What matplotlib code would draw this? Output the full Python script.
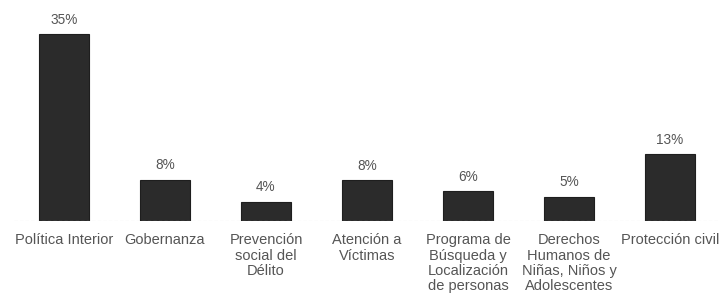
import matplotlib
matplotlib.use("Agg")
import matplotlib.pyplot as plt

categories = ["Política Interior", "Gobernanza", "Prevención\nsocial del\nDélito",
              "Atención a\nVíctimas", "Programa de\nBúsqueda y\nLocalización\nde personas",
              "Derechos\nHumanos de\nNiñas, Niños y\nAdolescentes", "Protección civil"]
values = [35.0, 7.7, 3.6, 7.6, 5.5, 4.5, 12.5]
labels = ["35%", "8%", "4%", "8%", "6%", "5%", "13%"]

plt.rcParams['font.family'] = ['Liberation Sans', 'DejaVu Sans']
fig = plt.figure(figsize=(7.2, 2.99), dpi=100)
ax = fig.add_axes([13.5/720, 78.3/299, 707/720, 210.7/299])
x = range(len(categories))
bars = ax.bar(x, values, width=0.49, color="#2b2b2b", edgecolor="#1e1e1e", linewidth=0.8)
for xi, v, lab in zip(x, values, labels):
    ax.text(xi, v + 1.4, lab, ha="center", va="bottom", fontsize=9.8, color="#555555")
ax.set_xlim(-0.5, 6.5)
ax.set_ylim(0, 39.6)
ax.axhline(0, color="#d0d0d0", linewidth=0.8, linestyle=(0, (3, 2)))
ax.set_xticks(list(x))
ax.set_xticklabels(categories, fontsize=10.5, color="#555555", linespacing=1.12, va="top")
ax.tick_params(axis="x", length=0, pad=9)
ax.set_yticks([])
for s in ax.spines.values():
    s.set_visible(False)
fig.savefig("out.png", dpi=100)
....
TO BE DONE:
Report only how many lines of the listing hold the word "matplotlib".

OUTPUT FOR THIS TASK:
4